Information shown:

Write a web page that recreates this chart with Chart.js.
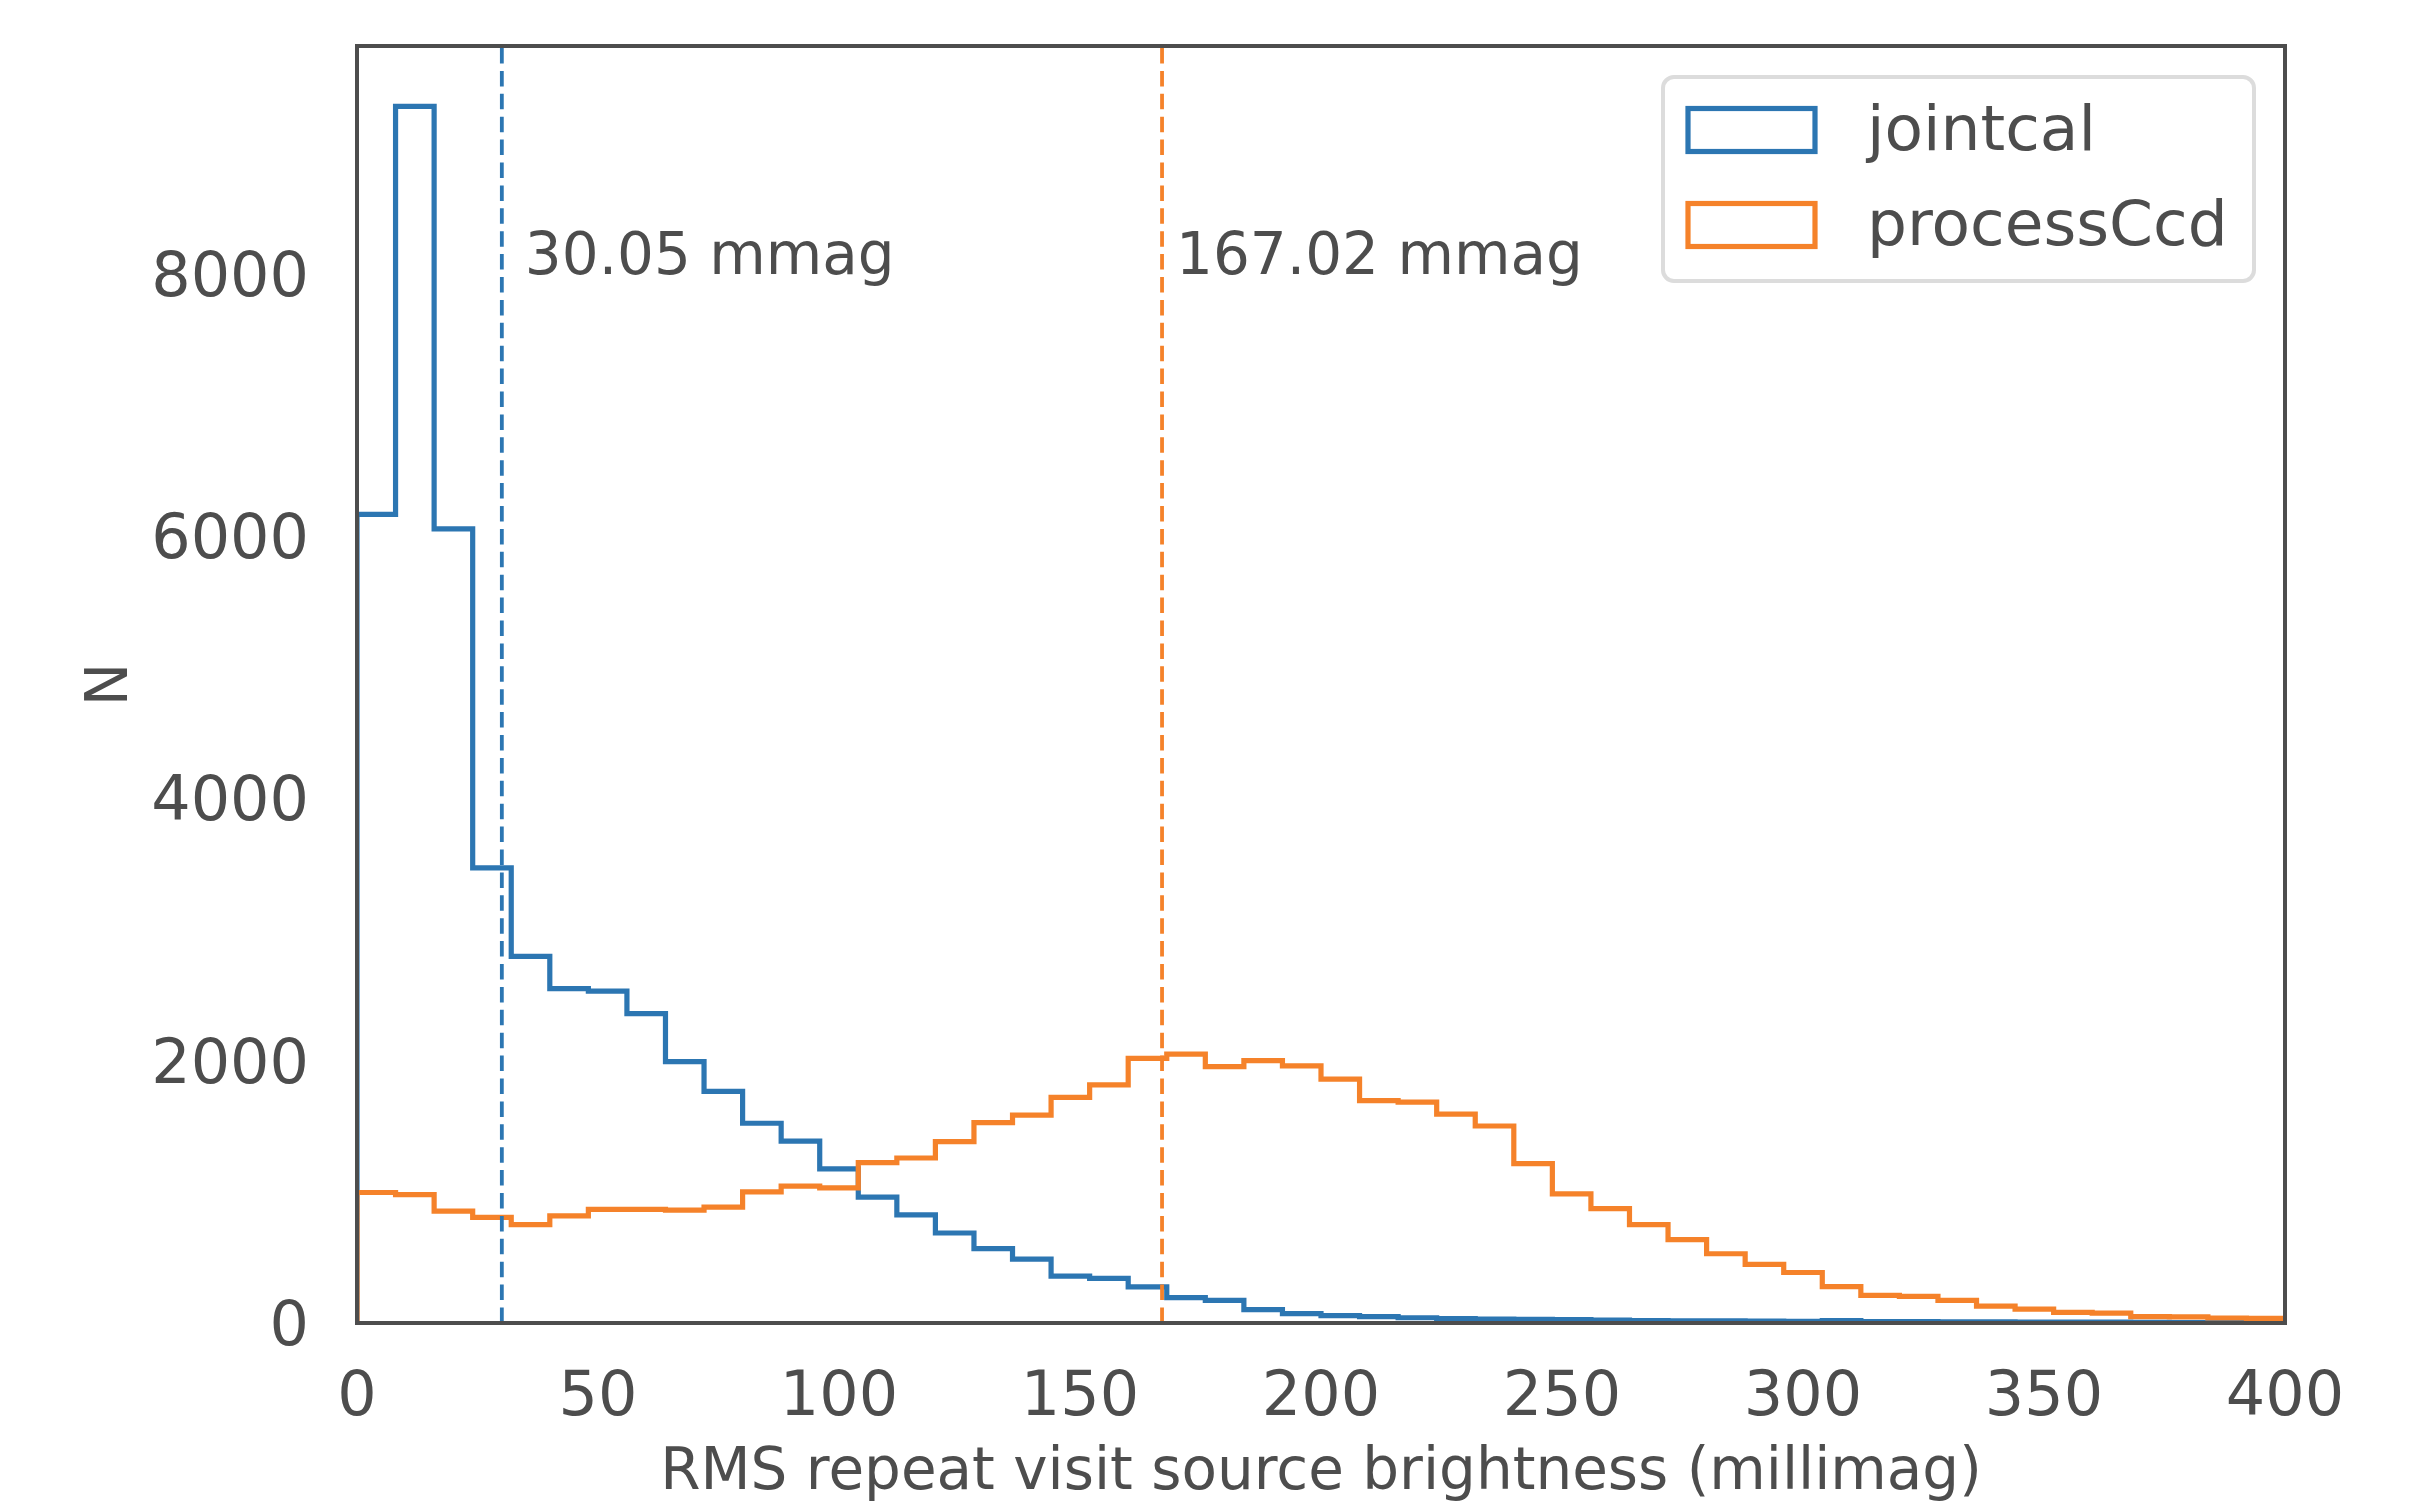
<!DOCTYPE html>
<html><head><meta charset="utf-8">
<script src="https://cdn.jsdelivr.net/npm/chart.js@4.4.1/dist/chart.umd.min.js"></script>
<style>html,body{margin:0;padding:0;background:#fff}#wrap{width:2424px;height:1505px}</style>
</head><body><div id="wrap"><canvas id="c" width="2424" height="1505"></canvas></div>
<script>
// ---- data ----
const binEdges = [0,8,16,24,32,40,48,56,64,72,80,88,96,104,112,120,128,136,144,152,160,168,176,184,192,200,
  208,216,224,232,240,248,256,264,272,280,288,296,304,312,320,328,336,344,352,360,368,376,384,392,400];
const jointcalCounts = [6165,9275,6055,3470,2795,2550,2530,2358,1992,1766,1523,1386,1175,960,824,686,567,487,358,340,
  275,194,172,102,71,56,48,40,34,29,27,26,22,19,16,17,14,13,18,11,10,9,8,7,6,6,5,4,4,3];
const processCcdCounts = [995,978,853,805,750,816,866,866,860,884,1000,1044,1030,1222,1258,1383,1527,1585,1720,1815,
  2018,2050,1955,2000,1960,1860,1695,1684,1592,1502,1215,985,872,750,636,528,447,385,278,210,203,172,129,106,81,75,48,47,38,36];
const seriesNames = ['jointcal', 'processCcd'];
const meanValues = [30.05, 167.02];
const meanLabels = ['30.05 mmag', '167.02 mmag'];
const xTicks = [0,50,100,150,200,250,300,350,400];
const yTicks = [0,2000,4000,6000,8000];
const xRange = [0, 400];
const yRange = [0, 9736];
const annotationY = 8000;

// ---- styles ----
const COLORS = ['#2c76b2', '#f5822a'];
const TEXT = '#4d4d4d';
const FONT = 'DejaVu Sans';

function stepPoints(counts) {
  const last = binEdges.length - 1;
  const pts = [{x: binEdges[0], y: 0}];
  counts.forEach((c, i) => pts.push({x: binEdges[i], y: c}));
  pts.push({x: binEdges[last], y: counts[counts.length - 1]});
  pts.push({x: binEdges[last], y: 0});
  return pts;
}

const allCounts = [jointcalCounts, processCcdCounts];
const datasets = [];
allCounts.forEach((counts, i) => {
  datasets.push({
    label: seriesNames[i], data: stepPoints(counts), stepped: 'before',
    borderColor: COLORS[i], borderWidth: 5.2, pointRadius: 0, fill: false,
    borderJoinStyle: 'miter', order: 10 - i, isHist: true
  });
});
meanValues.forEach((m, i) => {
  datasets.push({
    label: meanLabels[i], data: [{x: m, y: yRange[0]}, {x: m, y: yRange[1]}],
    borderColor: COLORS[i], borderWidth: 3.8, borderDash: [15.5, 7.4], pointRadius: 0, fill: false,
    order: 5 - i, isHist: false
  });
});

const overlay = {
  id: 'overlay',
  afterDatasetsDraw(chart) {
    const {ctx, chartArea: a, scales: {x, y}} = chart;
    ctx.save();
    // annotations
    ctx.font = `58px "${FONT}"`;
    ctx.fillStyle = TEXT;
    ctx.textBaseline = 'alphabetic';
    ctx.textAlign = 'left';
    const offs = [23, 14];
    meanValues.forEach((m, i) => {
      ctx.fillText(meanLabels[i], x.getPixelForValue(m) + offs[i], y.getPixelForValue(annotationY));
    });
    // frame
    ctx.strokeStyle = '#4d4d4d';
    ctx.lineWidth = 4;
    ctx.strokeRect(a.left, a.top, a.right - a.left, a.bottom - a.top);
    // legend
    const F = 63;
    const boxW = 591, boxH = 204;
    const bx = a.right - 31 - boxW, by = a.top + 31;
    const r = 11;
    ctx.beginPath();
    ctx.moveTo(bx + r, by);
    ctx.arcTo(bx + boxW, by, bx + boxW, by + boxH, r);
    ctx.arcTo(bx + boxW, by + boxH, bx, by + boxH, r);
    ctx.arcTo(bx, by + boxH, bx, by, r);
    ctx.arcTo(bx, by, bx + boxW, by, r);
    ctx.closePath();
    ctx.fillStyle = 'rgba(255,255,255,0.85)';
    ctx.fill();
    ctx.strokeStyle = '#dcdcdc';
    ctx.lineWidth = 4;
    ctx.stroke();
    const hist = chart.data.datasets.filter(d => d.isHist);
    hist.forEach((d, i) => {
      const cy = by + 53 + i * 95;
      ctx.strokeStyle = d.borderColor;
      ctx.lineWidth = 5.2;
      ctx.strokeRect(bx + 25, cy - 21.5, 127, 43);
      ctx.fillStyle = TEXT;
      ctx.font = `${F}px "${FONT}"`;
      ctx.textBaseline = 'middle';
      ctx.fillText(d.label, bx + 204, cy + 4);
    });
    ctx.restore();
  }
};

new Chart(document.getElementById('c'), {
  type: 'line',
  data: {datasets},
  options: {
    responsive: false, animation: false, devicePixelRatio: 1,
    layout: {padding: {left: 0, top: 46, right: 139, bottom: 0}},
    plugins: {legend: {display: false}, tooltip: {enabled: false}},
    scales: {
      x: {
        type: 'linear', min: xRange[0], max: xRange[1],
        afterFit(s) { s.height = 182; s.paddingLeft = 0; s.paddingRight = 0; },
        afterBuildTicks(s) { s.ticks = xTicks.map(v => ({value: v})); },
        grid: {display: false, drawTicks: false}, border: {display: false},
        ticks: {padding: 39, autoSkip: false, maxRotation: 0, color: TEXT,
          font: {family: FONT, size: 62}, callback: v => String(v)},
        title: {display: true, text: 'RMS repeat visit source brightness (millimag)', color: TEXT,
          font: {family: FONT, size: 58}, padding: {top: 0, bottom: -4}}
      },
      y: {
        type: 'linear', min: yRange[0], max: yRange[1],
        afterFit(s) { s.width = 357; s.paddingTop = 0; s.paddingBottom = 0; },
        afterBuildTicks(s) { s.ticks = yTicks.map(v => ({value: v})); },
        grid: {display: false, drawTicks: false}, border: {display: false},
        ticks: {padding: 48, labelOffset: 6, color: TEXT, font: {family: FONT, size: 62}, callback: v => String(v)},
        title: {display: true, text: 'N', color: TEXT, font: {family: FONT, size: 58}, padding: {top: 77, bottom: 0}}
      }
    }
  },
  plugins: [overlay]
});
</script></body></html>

Problem: Make an exact reproduction of the listing above, without any pictures.

Solution to the problem:
Write a web page that recreates this chart with Chart.js.
<!DOCTYPE html>
<html><head><meta charset="utf-8">
<script src="https://cdn.jsdelivr.net/npm/chart.js@4.4.1/dist/chart.umd.min.js"></script>
<style>html,body{margin:0;padding:0;background:#fff}#wrap{width:2424px;height:1505px}</style>
</head><body><div id="wrap"><canvas id="c" width="2424" height="1505"></canvas></div>
<script>
// ---- data ----
const binEdges = [0,8,16,24,32,40,48,56,64,72,80,88,96,104,112,120,128,136,144,152,160,168,176,184,192,200,
  208,216,224,232,240,248,256,264,272,280,288,296,304,312,320,328,336,344,352,360,368,376,384,392,400];
const jointcalCounts = [6165,9275,6055,3470,2795,2550,2530,2358,1992,1766,1523,1386,1175,960,824,686,567,487,358,340,
  275,194,172,102,71,56,48,40,34,29,27,26,22,19,16,17,14,13,18,11,10,9,8,7,6,6,5,4,4,3];
const processCcdCounts = [995,978,853,805,750,816,866,866,860,884,1000,1044,1030,1222,1258,1383,1527,1585,1720,1815,
  2018,2050,1955,2000,1960,1860,1695,1684,1592,1502,1215,985,872,750,636,528,447,385,278,210,203,172,129,106,81,75,48,47,38,36];
const seriesNames = ['jointcal', 'processCcd'];
const meanValues = [30.05, 167.02];
const meanLabels = ['30.05 mmag', '167.02 mmag'];
const xTicks = [0,50,100,150,200,250,300,350,400];
const yTicks = [0,2000,4000,6000,8000];
const xRange = [0, 400];
const yRange = [0, 9736];
const annotationY = 8000;

// ---- styles ----
const COLORS = ['#2c76b2', '#f5822a'];
const TEXT = '#4d4d4d';
const FONT = 'DejaVu Sans';

function stepPoints(counts) {
  const last = binEdges.length - 1;
  const pts = [{x: binEdges[0], y: 0}];
  counts.forEach((c, i) => pts.push({x: binEdges[i], y: c}));
  pts.push({x: binEdges[last], y: counts[counts.length - 1]});
  pts.push({x: binEdges[last], y: 0});
  return pts;
}

const allCounts = [jointcalCounts, processCcdCounts];
const datasets = [];
allCounts.forEach((counts, i) => {
  datasets.push({
    label: seriesNames[i], data: stepPoints(counts), stepped: 'before',
    borderColor: COLORS[i], borderWidth: 5.2, pointRadius: 0, fill: false,
    borderJoinStyle: 'miter', order: 10 - i, isHist: true
  });
});
meanValues.forEach((m, i) => {
  datasets.push({
    label: meanLabels[i], data: [{x: m, y: yRange[0]}, {x: m, y: yRange[1]}],
    borderColor: COLORS[i], borderWidth: 3.8, borderDash: [15.5, 7.4], pointRadius: 0, fill: false,
    order: 5 - i, isHist: false
  });
});

const overlay = {
  id: 'overlay',
  afterDatasetsDraw(chart) {
    const {ctx, chartArea: a, scales: {x, y}} = chart;
    ctx.save();
    // annotations
    ctx.font = `58px "${FONT}"`;
    ctx.fillStyle = TEXT;
    ctx.textBaseline = 'alphabetic';
    ctx.textAlign = 'left';
    const offs = [23, 14];
    meanValues.forEach((m, i) => {
      ctx.fillText(meanLabels[i], x.getPixelForValue(m) + offs[i], y.getPixelForValue(annotationY));
    });
    // frame
    ctx.strokeStyle = '#4d4d4d';
    ctx.lineWidth = 4;
    ctx.strokeRect(a.left, a.top, a.right - a.left, a.bottom - a.top);
    // legend
    const F = 63;
    const boxW = 591, boxH = 204;
    const bx = a.right - 31 - boxW, by = a.top + 31;
    const r = 11;
    ctx.beginPath();
    ctx.moveTo(bx + r, by);
    ctx.arcTo(bx + boxW, by, bx + boxW, by + boxH, r);
    ctx.arcTo(bx + boxW, by + boxH, bx, by + boxH, r);
    ctx.arcTo(bx, by + boxH, bx, by, r);
    ctx.arcTo(bx, by, bx + boxW, by, r);
    ctx.closePath();
    ctx.fillStyle = 'rgba(255,255,255,0.85)';
    ctx.fill();
    ctx.strokeStyle = '#dcdcdc';
    ctx.lineWidth = 4;
    ctx.stroke();
    const hist = chart.data.datasets.filter(d => d.isHist);
    hist.forEach((d, i) => {
      const cy = by + 53 + i * 95;
      ctx.strokeStyle = d.borderColor;
      ctx.lineWidth = 5.2;
      ctx.strokeRect(bx + 25, cy - 21.5, 127, 43);
      ctx.fillStyle = TEXT;
      ctx.font = `${F}px "${FONT}"`;
      ctx.textBaseline = 'middle';
      ctx.fillText(d.label, bx + 204, cy + 4);
    });
    ctx.restore();
  }
};

new Chart(document.getElementById('c'), {
  type: 'line',
  data: {datasets},
  options: {
    responsive: false, animation: false, devicePixelRatio: 1,
    layout: {padding: {left: 0, top: 46, right: 139, bottom: 0}},
    plugins: {legend: {display: false}, tooltip: {enabled: false}},
    scales: {
      x: {
        type: 'linear', min: xRange[0], max: xRange[1],
        afterFit(s) { s.height = 182; s.paddingLeft = 0; s.paddingRight = 0; },
        afterBuildTicks(s) { s.ticks = xTicks.map(v => ({value: v})); },
        grid: {display: false, drawTicks: false}, border: {display: false},
        ticks: {padding: 39, autoSkip: false, maxRotation: 0, color: TEXT,
          font: {family: FONT, size: 62}, callback: v => String(v)},
        title: {display: true, text: 'RMS repeat visit source brightness (millimag)', color: TEXT,
          font: {family: FONT, size: 58}, padding: {top: 0, bottom: -4}}
      },
      y: {
        type: 'linear', min: yRange[0], max: yRange[1],
        afterFit(s) { s.width = 357; s.paddingTop = 0; s.paddingBottom = 0; },
        afterBuildTicks(s) { s.ticks = yTicks.map(v => ({value: v})); },
        grid: {display: false, drawTicks: false}, border: {display: false},
        ticks: {padding: 48, labelOffset: 6, color: TEXT, font: {family: FONT, size: 62}, callback: v => String(v)},
        title: {display: true, text: 'N', color: TEXT, font: {family: FONT, size: 58}, padding: {top: 77, bottom: 0}}
      }
    }
  },
  plugins: [overlay]
});
</script></body></html>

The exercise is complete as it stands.